Upper Limit of the Bose-Glass Transition inYBa2Cu3O7at High Density of Columnar Defects

Abstract

The Bose-glass transition in ${\mathrm{YBa}}_2{\mathrm{Cu}}_3{\mathrm{O}}_7$ single crystals with columnar defects produced by irradiation with 5.8 GeV Pb ions was studied both experimentally and theoretically.
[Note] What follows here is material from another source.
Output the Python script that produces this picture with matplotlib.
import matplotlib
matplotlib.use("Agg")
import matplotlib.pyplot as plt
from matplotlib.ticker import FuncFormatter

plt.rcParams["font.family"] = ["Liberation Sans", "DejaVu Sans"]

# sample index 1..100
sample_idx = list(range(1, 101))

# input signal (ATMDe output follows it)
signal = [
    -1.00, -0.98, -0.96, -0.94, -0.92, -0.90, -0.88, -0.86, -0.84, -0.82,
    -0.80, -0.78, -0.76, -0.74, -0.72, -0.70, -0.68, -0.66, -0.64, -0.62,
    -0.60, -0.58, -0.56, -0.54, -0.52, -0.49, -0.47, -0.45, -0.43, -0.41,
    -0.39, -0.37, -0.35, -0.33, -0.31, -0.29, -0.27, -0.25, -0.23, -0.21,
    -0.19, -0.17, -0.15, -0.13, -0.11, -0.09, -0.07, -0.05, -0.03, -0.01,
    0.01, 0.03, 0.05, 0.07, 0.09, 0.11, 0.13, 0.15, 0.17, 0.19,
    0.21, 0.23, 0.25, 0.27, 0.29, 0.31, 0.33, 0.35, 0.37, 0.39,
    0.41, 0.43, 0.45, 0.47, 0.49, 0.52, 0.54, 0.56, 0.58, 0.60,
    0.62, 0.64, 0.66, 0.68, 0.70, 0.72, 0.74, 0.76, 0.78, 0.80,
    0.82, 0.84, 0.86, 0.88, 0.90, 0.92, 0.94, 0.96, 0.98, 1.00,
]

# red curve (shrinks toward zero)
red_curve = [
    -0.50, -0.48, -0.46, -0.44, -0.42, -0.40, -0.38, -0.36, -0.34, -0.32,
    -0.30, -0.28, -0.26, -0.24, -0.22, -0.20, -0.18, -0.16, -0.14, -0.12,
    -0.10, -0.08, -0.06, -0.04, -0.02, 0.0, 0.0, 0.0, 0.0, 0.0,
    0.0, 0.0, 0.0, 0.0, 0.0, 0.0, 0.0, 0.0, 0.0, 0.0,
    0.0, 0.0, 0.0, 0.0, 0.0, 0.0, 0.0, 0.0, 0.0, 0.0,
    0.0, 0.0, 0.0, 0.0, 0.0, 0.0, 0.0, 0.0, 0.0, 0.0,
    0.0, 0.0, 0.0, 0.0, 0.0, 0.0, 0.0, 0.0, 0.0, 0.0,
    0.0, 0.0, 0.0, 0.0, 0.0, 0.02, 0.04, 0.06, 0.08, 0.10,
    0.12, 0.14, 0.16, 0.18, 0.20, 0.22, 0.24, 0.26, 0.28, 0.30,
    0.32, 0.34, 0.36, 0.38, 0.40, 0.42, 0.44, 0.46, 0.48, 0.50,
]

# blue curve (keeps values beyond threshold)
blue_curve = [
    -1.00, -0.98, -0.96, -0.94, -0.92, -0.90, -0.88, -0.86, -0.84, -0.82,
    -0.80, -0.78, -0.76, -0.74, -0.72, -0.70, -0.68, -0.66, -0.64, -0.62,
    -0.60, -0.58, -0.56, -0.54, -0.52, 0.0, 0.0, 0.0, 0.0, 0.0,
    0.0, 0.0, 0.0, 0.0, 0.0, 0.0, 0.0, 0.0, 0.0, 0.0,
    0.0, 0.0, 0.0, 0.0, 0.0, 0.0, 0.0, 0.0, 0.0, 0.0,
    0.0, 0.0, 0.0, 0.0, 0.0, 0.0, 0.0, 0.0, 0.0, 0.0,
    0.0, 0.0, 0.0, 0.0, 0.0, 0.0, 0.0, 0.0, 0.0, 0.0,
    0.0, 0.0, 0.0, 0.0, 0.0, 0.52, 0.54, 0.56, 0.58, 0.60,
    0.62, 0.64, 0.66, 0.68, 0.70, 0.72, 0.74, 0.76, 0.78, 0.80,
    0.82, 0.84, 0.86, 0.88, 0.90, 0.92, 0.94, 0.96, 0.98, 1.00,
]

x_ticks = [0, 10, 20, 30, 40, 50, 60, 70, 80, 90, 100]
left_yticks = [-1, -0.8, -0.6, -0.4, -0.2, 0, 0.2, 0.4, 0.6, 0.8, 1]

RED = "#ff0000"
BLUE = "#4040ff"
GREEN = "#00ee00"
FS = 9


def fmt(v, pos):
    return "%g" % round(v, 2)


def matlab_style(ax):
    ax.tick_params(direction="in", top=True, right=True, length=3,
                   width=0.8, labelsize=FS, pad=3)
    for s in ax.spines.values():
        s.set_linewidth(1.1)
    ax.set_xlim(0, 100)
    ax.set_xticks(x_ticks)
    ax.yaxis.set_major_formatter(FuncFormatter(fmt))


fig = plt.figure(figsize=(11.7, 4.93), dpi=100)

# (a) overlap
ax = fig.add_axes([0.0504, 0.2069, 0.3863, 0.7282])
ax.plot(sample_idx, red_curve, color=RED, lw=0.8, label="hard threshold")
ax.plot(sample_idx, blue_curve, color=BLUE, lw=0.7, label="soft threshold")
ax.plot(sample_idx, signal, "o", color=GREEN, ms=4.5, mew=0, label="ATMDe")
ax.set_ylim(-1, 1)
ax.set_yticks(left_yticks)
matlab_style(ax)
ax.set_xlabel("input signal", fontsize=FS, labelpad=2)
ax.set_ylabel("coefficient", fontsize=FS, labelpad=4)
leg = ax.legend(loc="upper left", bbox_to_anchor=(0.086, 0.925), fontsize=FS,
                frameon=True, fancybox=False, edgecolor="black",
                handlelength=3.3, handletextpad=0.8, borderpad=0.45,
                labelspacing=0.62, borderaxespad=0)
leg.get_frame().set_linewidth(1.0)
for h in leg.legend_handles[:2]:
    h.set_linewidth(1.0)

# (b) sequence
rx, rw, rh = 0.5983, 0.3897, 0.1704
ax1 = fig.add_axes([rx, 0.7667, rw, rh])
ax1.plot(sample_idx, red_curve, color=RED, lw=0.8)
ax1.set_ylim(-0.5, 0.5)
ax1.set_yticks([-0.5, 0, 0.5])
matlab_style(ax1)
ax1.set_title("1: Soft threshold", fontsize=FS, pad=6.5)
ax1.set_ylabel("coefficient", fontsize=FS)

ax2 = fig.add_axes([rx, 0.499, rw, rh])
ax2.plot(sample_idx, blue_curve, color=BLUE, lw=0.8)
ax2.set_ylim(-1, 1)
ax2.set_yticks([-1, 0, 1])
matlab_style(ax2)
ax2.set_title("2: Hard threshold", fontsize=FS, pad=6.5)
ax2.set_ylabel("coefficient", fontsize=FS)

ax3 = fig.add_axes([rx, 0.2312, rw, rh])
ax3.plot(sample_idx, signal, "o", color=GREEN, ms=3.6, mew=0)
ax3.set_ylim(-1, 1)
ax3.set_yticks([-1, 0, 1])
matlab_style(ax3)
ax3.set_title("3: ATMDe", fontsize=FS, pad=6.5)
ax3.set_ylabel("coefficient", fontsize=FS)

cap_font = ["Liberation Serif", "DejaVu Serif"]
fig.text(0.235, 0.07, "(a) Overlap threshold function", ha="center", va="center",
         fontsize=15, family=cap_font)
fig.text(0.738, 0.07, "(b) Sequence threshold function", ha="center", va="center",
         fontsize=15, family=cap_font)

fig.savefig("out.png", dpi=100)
The Bose-glass transition line $B_{\mathrm{BG}}\left(T\right)$ progressively shifts upwards with increasing doses of irradiation $\phi$, up to ${10}^{11}\mathrm{ions}/{\mathrm{cm}}^2$. For larger $\phi$, the $B_{\mathrm{BG}}\left(T\right)$ line does not shift anymore, and saturates at $B_{\mathrm{BG}}^{\max }\left(T\right)$, which is still considerably below $H_{c2\mathrm{}}\left(T\right)$. Theoretically, we show that the observed evolution of the Bose-glass transition line provides strong evidence for an intermediate or disentangled vortex liquid phase, sandwiched between the melting line $B_m\left(T\right)$ and $B_{\mathrm{BG}}^{\max }\left(T\right)$, in virgin samples.